# Pinions On A Mini T



## t3rules (Mar 27, 1999)

New thread - new problem - 

I bought a Trinity mini monster to pu in my Mini T, but the pinion from the stock motor is loose (the splines on the shaft must be smaller on the mini monster than the stock motor)

anyone else had this problem? If so, how did you solve it?


----------



## Tres (May 10, 1999)

I run the Integy pinions for a Micro RS4 on mine...

They are metal with set screws...


----------



## t3rules (Mar 27, 1999)

thanks - maybe I'll try that - I was trying to get away without buying new ones - because I just bought a three pack of losi pinions.

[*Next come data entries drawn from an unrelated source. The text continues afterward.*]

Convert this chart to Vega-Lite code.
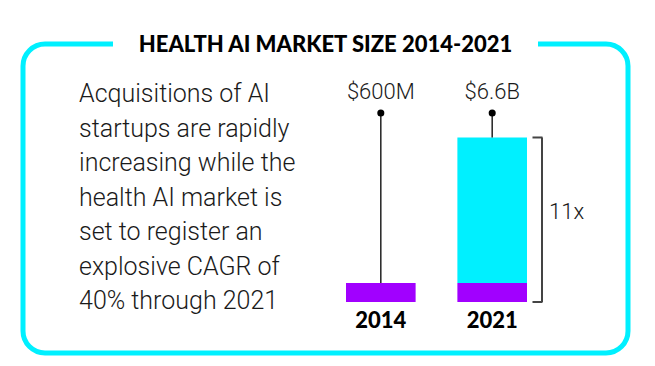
{
  "$schema": "https://vega.github.io/schema/vega-lite/v6.json",
  "width": 605,
  "height": 309,
  "autosize": {"type": "none"},
  "padding": {"left": 23, "top": 44, "right": 27, "bottom": 13},
  "background": "white",
  "config": {
    "view": {"stroke": "#00F0FF", "strokeWidth": 5, "cornerRadius": 22},
    "font": "Roboto"
  },
  "datasets": {
    "heading": [{"heading": "HEALTH AI MARKET SIZE 2014-2021"}],
    "blurb": [{"blurb": "Acquisitions of AI\nstartups are rapidly\nincreasing while the\nhealth AI market is\nset to register an\nexplosive CAGR of\n40% through 2021"}],
    "segments": [
      {"year": "2014", "part": "2014 market", "lo": 0, "hi": 600},
      {"year": "2021", "part": "2014 market", "lo": 0, "hi": 600},
      {"year": "2021", "part": "Growth 2014-2021", "lo": 600, "hi": 6600}
    ],
    "totals": [
      {"year": "2014", "total": 600, "label": "$600M"},
      {"year": "2021", "total": 6600, "label": "$6.6B"}
    ],
    "growth": [{"year": "2021", "lo": 0, "hi": 6600, "label": "11x"}]
  },
  "layer": [
    {
      "data": {"name": "heading"},
      "encoding": {
        "x": {"field": "heading", "type": "nominal", "scale": {"type": "point", "align": 0.5}, "axis": null},
        "y": {"field": "heading", "type": "nominal", "scale": {"type": "point", "align": 0}, "axis": null}
      },
      "layer": [
        {"mark": {"type": "rect", "fill": "white", "width": 425, "height": 12}},
        {"mark": {"type": "text", "font": "Lato", "fontSize": 22, "fontWeight": 900, "color": "black", "dy": 8, "baseline": "alphabetic"}, "encoding": {"text": {"field": "heading"}}}
      ]
    },
    {
      "data": {"name": "blurb"},
      "mark": {"type": "text", "align": "left", "baseline": "alphabetic", "lineBreak": "\n", "lineHeight": 34.5, "fontSize": 25, "fontWeight": 300, "color": "#1a1a1a"},
      "encoding": {
        "x": {"field": "blurb", "type": "nominal", "scale": {"type": "point", "align": 0.0926}, "axis": null},
        "y": {"field": "blurb", "type": "nominal", "scale": {"type": "point", "align": 0.1893}, "axis": null},
        "text": {"field": "blurb"}
      }
    },
    {
      "layer": [
        {
          "data": {"name": "segments"},
          "mark": {"type": "bar"},
          "encoding": {
            "x": {"field": "year", "type": "nominal", "scale": {"domain": ["2014", "2021"], "range": [323, 504], "paddingInner": 0.375, "paddingOuter": 0}, "axis": null},
            "y": {"field": "lo", "type": "quantitative", "scale": {"type": "pow", "exponent": 0.9, "domain": [0, 7700], "range": [258, 69], "nice": false, "zero": false}, "axis": null},
            "y2": {"field": "hi"},
            "color": {"field": "part", "type": "nominal", "scale": {"domain": ["2014 market", "Growth 2014-2021"], "range": ["#A100FF", "#00F0FF"]}, "legend": null}
          }
        },
        {
          "data": {"name": "totals"},
          "encoding": {"x": {"field": "year", "type": "nominal", "axis": null}},
          "layer": [
            {"mark": {"type": "rule", "color": "#222222", "strokeWidth": 1.5}, "encoding": {"y": {"field": "total", "type": "quantitative", "axis": null}, "y2": {"datum": 7700}}},
            {"mark": {"type": "point", "filled": true, "color": "black", "size": 50, "opacity": 1}, "encoding": {"y": {"datum": 7700, "type": "quantitative", "axis": null}}},
            {"mark": {"type": "text", "fontSize": 22, "fontWeight": 300, "color": "#1a1a1a", "dy": -14, "baseline": "alphabetic"}, "encoding": {"y": {"datum": 7700, "type": "quantitative", "axis": null}, "text": {"field": "label"}}},
            {"mark": {"type": "text", "font": "Lato", "fontSize": 22, "fontWeight": 900, "color": "black", "dy": 26, "baseline": "alphabetic"}, "encoding": {"y": {"datum": 0, "type": "quantitative", "axis": null}, "text": {"field": "year"}}}
          ]
        },
        {
          "data": {"name": "growth"},
          "layer": [
            {"mark": {"type": "rule", "color": "#444444", "strokeWidth": 2, "xOffset": 15}, "encoding": {"x": {"field": "year", "type": "nominal", "bandPosition": 1, "axis": null}, "y": {"field": "lo", "type": "quantitative", "axis": null}, "y2": {"field": "hi"}}},
            {"mark": {"type": "tick", "orient": "horizontal", "color": "#444444", "size": 10, "thickness": 2, "opacity": 1, "xOffset": 45.3}, "encoding": {"x": {"field": "year", "type": "nominal", "axis": null}, "y": {"field": "lo", "type": "quantitative", "axis": null}}},
            {"mark": {"type": "tick", "orient": "horizontal", "color": "#444444", "size": 10, "thickness": 2, "opacity": 1, "xOffset": 45.3}, "encoding": {"x": {"field": "year", "type": "nominal", "axis": null}, "y": {"field": "hi", "type": "quantitative", "axis": null}}},
            {"mark": {"type": "text", "align": "left", "fontSize": 22, "fontWeight": 300, "color": "#1a1a1a", "dx": 22, "dy": -83, "baseline": "alphabetic"}, "encoding": {"x": {"field": "year", "type": "nominal", "bandPosition": 1, "axis": null}, "y": {"field": "lo", "type": "quantitative", "axis": null}, "text": {"field": "label"}}}
          ]
        }
      ]
    }
  ],
  "resolve": {"scale": {"x": "independent", "y": "independent"}}
}
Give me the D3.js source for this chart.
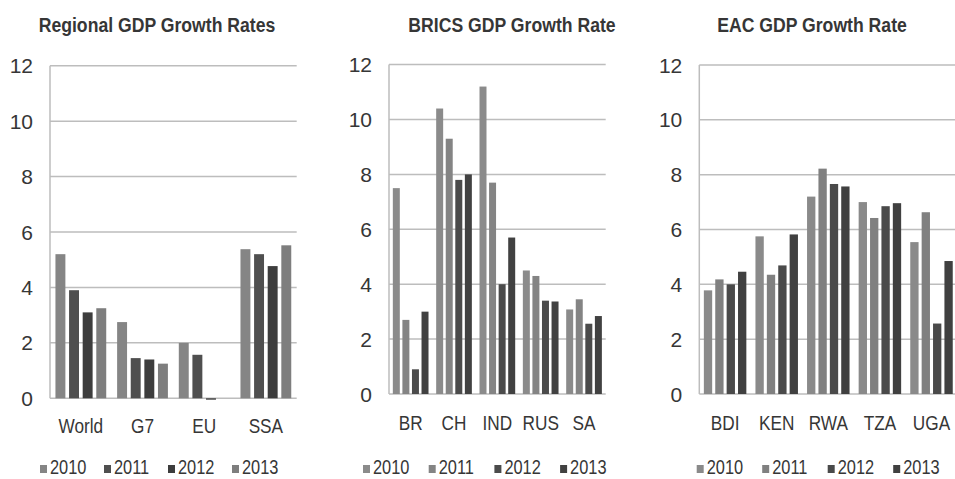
<!DOCTYPE html>
<html>
<head>
<meta charset="utf-8">
<script src="https://cdn.jsdelivr.net/npm/d3@7"></script>
<style>
  html, body { margin: 0; padding: 0; background: #fff; }
  svg { display: block; }
  text { font-family: "Liberation Sans", Arial, sans-serif; fill: #363636; }
</style>
</head>
<body>
<svg id="chart" width="955" height="479"></svg>
<script>
// ---------- DATA ----------
const years = ["2010", "2011", "2012", "2013"];
const yTicks = [0, 2, 4, 6, 8, 10, 12];

const regionTitle = "Regional GDP Growth Rates";
const regionCats = ["World", "G7", "EU", "SSA"];
const region2010 = [5.2, 2.75, 2.0, 5.38];
const region2011 = [3.9, 1.45, 1.57, 5.2];
const region2012 = [3.1, 1.4, -0.05, 4.77];
const region2013 = [3.25, 1.25, 0.0, 5.52];

const bricsTitle = "BRICS GDP Growth Rate";
const bricsCats = ["BR", "CH", "IND", "RUS", "SA"];
const brics2010 = [7.5, 10.4, 11.2, 4.5, 3.08];
const brics2011 = [2.7, 9.3, 7.7, 4.3, 3.45];
const brics2012 = [0.9, 7.8, 4.0, 3.4, 2.56];
const brics2013 = [3.0, 8.0, 5.7, 3.37, 2.84];

const eacTitle = "EAC GDP Growth Rate";
const eacCats = ["BDI", "KEN", "RWA", "TZA", "UGA"];
const eac2010 = [3.78, 5.75, 7.2, 7.0, 5.54];
const eac2011 = [4.18, 4.35, 8.22, 6.42, 6.63];
const eac2012 = [4.0, 4.69, 7.66, 6.85, 2.57];
const eac2013 = [4.46, 5.82, 7.57, 6.96, 4.85];

// ---------- LAYOUT / STYLE ----------
const panels = [
  { title: regionTitle, cats: regionCats, series: [region2010, region2011, region2012, region2013],
    colors: ["#858585", "#4f4f4f", "#3d3d3d", "#7e7e7e"],
    x0: 50, x1: 296.7, y0: 398.3, y12: 65.7, titleX: 157, catY: 433,
    legendX: 40, legendStep: 64, legendY: 474 },
  { title: bricsTitle, cats: bricsCats, series: [brics2010, brics2011, brics2012, brics2013],
    colors: ["#8b8b8b", "#848484", "#4b4b4b", "#414141"],
    x0: 389, x1: 605.7, y0: 394, y12: 64.6, titleX: 512, catY: 430,
    legendX: 363, legendStep: 65.7, legendY: 474 },
  { title: eacTitle, cats: eacCats, series: [eac2010, eac2011, eac2012, eac2013],
    colors: ["#8a8a8a", "#808080", "#4a4a4a", "#404040"],
    x0: 699.3, x1: 957.3, y0: 394, y12: 65, titleX: 812, catY: 430,
    legendX: 696.7, legendStep: 65.5, legendY: 474 }
];

const svg = d3.select("#chart");
const gridColor = "#bdbdbd";
const squeeze = 0.82;

panels.forEach(p => {
  const g = svg.append("g");
  const y = d3.scaleLinear().domain([0, 12]).range([p.y0, p.y12]);
  const x = d3.scaleBand().domain(p.cats).range([p.x0, p.x1]).paddingInner(0).paddingOuter(0);
  const xs = d3.scaleBand().domain(years).range([0, x.bandwidth()]).paddingInner(0.27).paddingOuter(0.4);

  // gridlines
  g.selectAll("line.grid").data(yTicks).join("line")
    .attr("class", "grid")
    .attr("x1", p.x0).attr("x2", p.x1)
    .attr("y1", d => y(d)).attr("y2", d => y(d))
    .attr("stroke", gridColor).attr("stroke-width", 1.5);
  // left axis line
  g.append("line")
    .attr("x1", p.x0).attr("x2", p.x0)
    .attr("y1", y(12)).attr("y2", y(0))
    .attr("stroke", gridColor).attr("stroke-width", 1.5);

  // y tick labels
  g.selectAll("text.ytick").data(yTicks).join("text")
    .attr("class", "ytick")
    .attr("x", p.x0 - 17).attr("y", d => y(d))
    .attr("text-anchor", "end").attr("dominant-baseline", "central")
    .attr("font-size", 21)
    .text(d => d);

  // bars
  years.forEach((yr, si) => {
    g.selectAll("rect.s" + si).data(p.series[si]).join("rect")
      .attr("class", "s" + si)
      .attr("x", (d, i) => x(p.cats[i]) + xs(yr))
      .attr("width", xs.bandwidth())
      .attr("y", d => Math.min(y(d), y(0)))
      .attr("height", d => Math.abs(y(d) - y(0)))
      .attr("fill", p.colors[si]);
  });

  // category labels
  g.selectAll("text.cat").data(p.cats).join("text")
    .attr("class", "cat")
    .attr("transform", d => `translate(${x(d) + x.bandwidth() / 2},${p.catY}) scale(${squeeze},1)`)
    .attr("text-anchor", "middle")
    .attr("font-size", 21)
    .text(d => d);

  // title
  g.append("text")
    .attr("transform", `translate(${p.titleX},32) scale(0.84,1)`)
    .attr("text-anchor", "middle")
    .attr("font-size", 21).attr("font-weight", "bold")
    .attr("fill", "#333")
    .text(p.title);

  // legend
  const lg = g.selectAll("g.leg").data(years).join("g")
    .attr("class", "leg")
    .attr("transform", (d, i) => `translate(${p.legendX + i * p.legendStep},${p.legendY})`);
  lg.append("rect")
    .attr("x", 0).attr("y", -9).attr("width", 7).attr("height", 8)
    .attr("fill", (d, i) => p.colors[i]);
  lg.append("text")
    .attr("transform", `translate(10,0) scale(${squeeze},1)`)
    .attr("font-size", 20)
    .text(d => d);
});
</script>
</body>
</html>
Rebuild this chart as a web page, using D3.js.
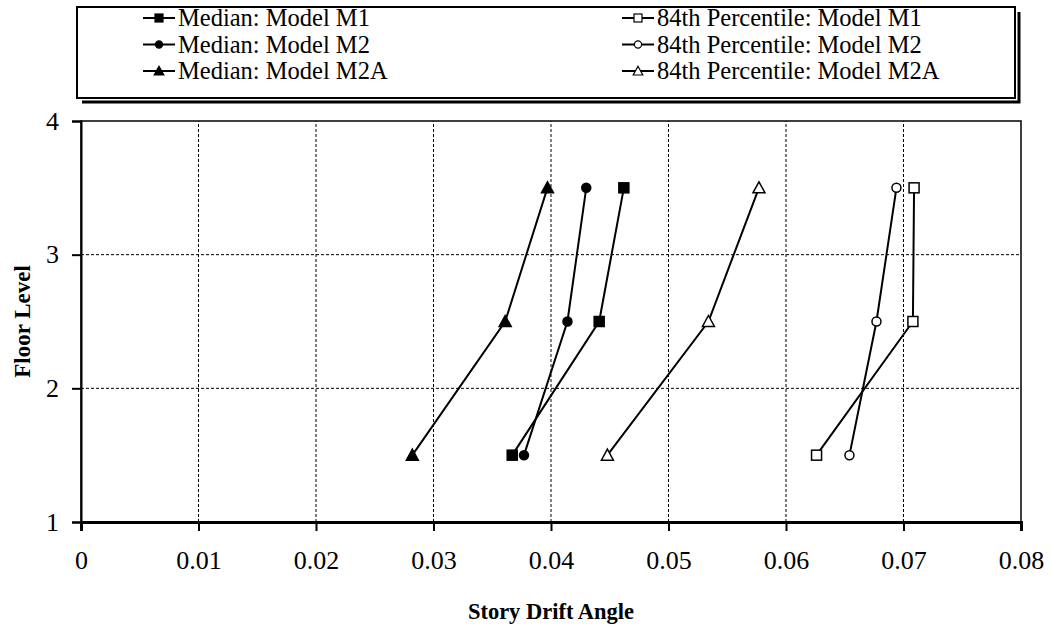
<!DOCTYPE html>
<html>
<head>
<meta charset="utf-8">
<title>Story Drift Angle</title>
<script src="https://d3js.org/d3.v7.min.js"></script>
<style>
  body { margin: 0; background: #fff; }
  text { font-family: "Liberation Serif", "Times New Roman", serif; fill: #000; }
</style>
</head>
<body>
<script>
// data
var floors = [1.5, 2.5, 3.5];
var medianM1 = [0.0367, 0.0441, 0.0462];
var medianM2 = [0.0377, 0.0414, 0.0430];
var medianM2A = [0.0282, 0.0361, 0.0397];
var p84M1 = [0.0626, 0.0708, 0.0709];
var p84M2 = [0.0654, 0.0677, 0.0694];
var p84M2A = [0.0448, 0.0534, 0.0577];
var xTicks = [0, 0.01, 0.02, 0.03, 0.04, 0.05, 0.06, 0.07, 0.08];
var yTicks = [1, 2, 3, 4];

var series = [
  { name: "Median: Model M1", values: medianM1, shape: "square", fill: "#000" },
  { name: "Median: Model M2", values: medianM2, shape: "circle", fill: "#000" },
  { name: "Median: Model M2A", values: medianM2A, shape: "triangle", fill: "#000" },
  { name: "84th Percentile: Model M1", values: p84M1, shape: "square", fill: "#fff" },
  { name: "84th Percentile: Model M2", values: p84M2, shape: "circle", fill: "#fff" },
  { name: "84th Percentile: Model M2A", values: p84M2A, shape: "triangle", fill: "#fff" }
];

var width = 1051, height = 629;
var margin = { top: 121, right: 30, bottom: 107, left: 81 };

var svg = d3.select("body").append("svg").attr("width", width).attr("height", height);

var x = d3.scaleLinear().domain([0, 0.08]).range([margin.left, width - margin.right]);
var y = d3.scaleLinear().domain([1, 4]).range([height - margin.bottom, margin.top]);

// grid
svg.append("g").selectAll("line").data(xTicks.slice(1, -1)).enter().append("line")
  .attr("x1", d => x(d)).attr("x2", d => x(d))
  .attr("y1", y(1)).attr("y2", y(4))
  .attr("stroke", "#000").attr("stroke-width", 1).attr("stroke-dasharray", "3,2");
svg.append("g").selectAll("line").data(yTicks.slice(1, -1)).enter().append("line")
  .attr("x1", x(0)).attr("x2", x(0.08))
  .attr("y1", d => y(d)).attr("y2", d => y(d))
  .attr("stroke", "#000").attr("stroke-width", 1).attr("stroke-dasharray", "3,2");

// frame
svg.append("rect")
  .attr("x", x(0)).attr("y", y(4))
  .attr("width", x(0.08) - x(0)).attr("height", y(1) - y(4))
  .attr("fill", "none").attr("stroke", "#000").attr("stroke-width", 1.5);

// axes
var axisX = d3.axisBottom(x).tickValues(xTicks).tickFormat(d => d === 0 ? "0" : d3.format(".2f")(d))
  .tickSize(9).tickPadding(20);
var gx = svg.append("g").attr("transform", "translate(0," + y(1) + ")").call(axisX);
gx.select(".domain").attr("stroke-width", 3);
gx.selectAll(".tick line").attr("stroke-width", 2);
gx.selectAll("text").attr("font-size", "26px").attr("font-family", "Liberation Serif");

var axisY = d3.axisLeft(y).tickValues(yTicks).tickFormat(d3.format("d"))
  .tickSize(9).tickPadding(13);
var gy = svg.append("g").attr("transform", "translate(" + x(0) + ",0)").call(axisY);
gy.select(".domain").attr("stroke-width", 2);
gy.selectAll(".tick line").attr("stroke-width", 2);
gy.selectAll("text").attr("font-size", "26px").attr("font-family", "Liberation Serif");

svg.append("text")
  .attr("x", (x(0) + x(0.08)) / 2).attr("y", 619)
  .attr("text-anchor", "middle").attr("font-size", "22.5px").attr("font-weight", "bold")
  .text("Story Drift Angle");
svg.append("text")
  .attr("transform", "translate(30," + (y(2.5)) + ") rotate(-90)")
  .attr("text-anchor", "middle").attr("font-size", "23px").attr("font-weight", "bold")
  .text("Floor Level");

function marker(g, shape, fill) {
  var m;
  if (shape === "square") {
    m = g.append("rect").attr("x", -5).attr("y", -5).attr("width", 10).attr("height", 10);
  } else if (shape === "circle") {
    m = g.append("circle").attr("r", 4.5);
  } else {
    m = g.append("path").attr("d", "M0,-6L6,5L-6,5Z");
  }
  m.attr("fill", fill).attr("stroke", "#000").attr("stroke-width", 1.5);
}

var line = d3.line().x(d => x(d[0])).y(d => y(d[1]));

series.forEach(function(s) {
  var pts = s.values.map((v, i) => [v, floors[i]]);
  svg.append("path").datum(pts)
    .attr("fill", "none").attr("stroke", "#000").attr("stroke-width", 2)
    .attr("d", line);
  pts.forEach(function(p) {
    var g = svg.append("g").attr("transform", "translate(" + x(p[0]) + "," + y(p[1]) + ")");
    marker(g, s.shape, s.fill);
  });
});

// legend with offset shadow lines
var lg = svg.append("g");
var L = { x: 77, y: 7, w: 938, h: 91 };
lg.append("rect").attr("x", L.x).attr("y", L.y).attr("width", L.w).attr("height", L.h)
  .attr("fill", "#fff").attr("stroke", "#000").attr("stroke-width", 2);
lg.append("path")
  .attr("d", "M" + (L.x + 5) + "," + (L.y + L.h + 4) + "H" + (L.x + L.w + 4) + "V" + (L.y + 5))
  .attr("fill", "none").attr("stroke", "#000").attr("stroke-width", 3);

var colX = [143, 622];
series.forEach(function(s, i) {
  var cx = colX[Math.floor(i / 3)];
  var cy = 18 + (i % 3) * 26.5;
  var item = lg.append("g").attr("transform", "translate(" + cx + "," + cy + ")");
  item.append("line").attr("x1", 0).attr("x2", 32).attr("y1", 0).attr("y2", 0)
    .attr("stroke", "#000").attr("stroke-width", 2);
  var mg = item.append("g").attr("transform", "translate(16,0) scale(0.8)");
  marker(mg, s.shape, s.fill);
  item.append("text").attr("x", 35).attr("y", 8).attr("font-size", "24.5px").text(s.name);
});
</script>
</body>
</html>
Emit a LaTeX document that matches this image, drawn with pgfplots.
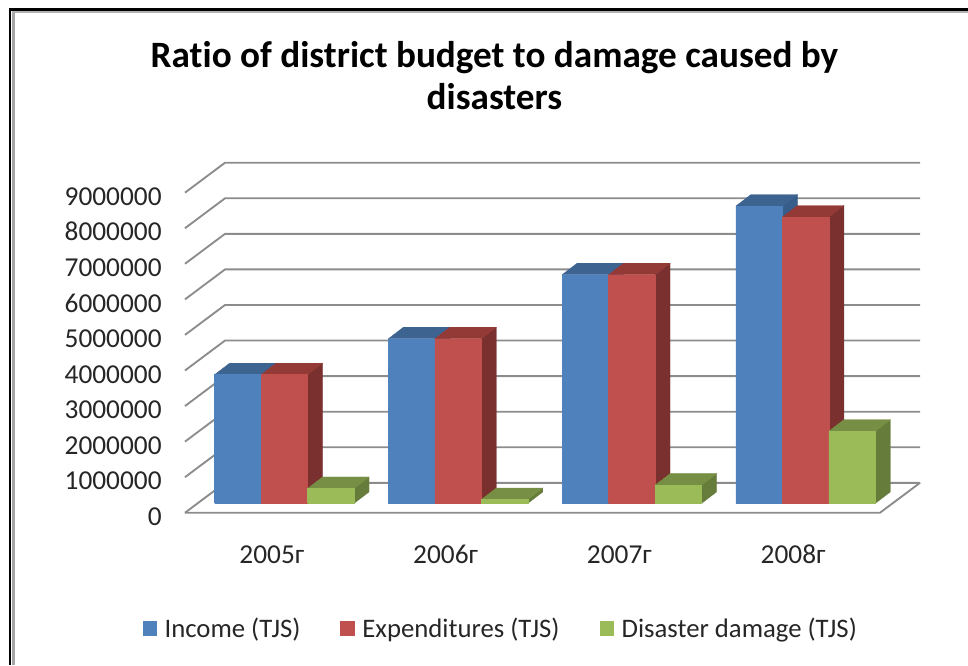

I did figure out that if you turnt he puinion around, it is tighter, but not quite as tight as it would be on the losi stock motor


----------



## Joe Novak (Apr 11, 2003)

I wedge a brass sleve on my baja and now I use 48 pitch pinions on my mini-t!


----------



## t3rules (Mar 27, 1999)

??? not sure I know what you are talking about........a brass sleeve.........where did you get it and how does it work?


----------



## Seven (Jan 22, 2004)

Hey Tres, where did you get your pinions and what sizes do they come in? All I can find is 11-14t for the micro rs4. Would like some a little bigger. Thanks.

t3rules, some of the guys at my track took some rope or yarn and unwound it and layed it over the motor shaft and pushed on the pinion to take up the slack and it seemed to work for them. I havn't seen one fly off yet, but I would rather have pinions with set screws like Tres is talking about. Wouldn't want to take the chance.


----------



## erock1331 (Apr 1, 2002)

If you want to run 48 pitch try cutting a piece of antenna tube and put it over top the motor shaft and then you can use the set screw on the 48 pitch pinion to tighten it down.
The anetnna tube fits so tight that the gear wont slip.


----------



## mattyk6 (Mar 25, 2003)

I picked up a set of the Losi Mini-T metal pinions. I put one on a couple weeks when I switched to a Trinity motor. Haven't had any problems.


----------



## eviltone (Jul 17, 2003)

Seven said:


> Hey Tres, where did you get your pinions and what sizes do they come in? All I can find is 11-14t for the micro rs4. Would like some a little bigger. Thanks.
> 
> t3rules, some of the guys at my track took some rope or yarn and unwound it and layed it over the motor shaft and pushed on the pinion to take up the slack and it seemed to work for them. I havn't seen one fly off yet, but I would rather have pinions with set screws like Tres is talking about. Wouldn't want to take the chance.


Usew the XRAY m18 Pinions. you will have to xacto out the little shoulder in the gear. its easy, and you will have a 17T pinion when you are finished!

-Tone


----------



## Seven (Jan 22, 2004)

Thanks eviltone.


----------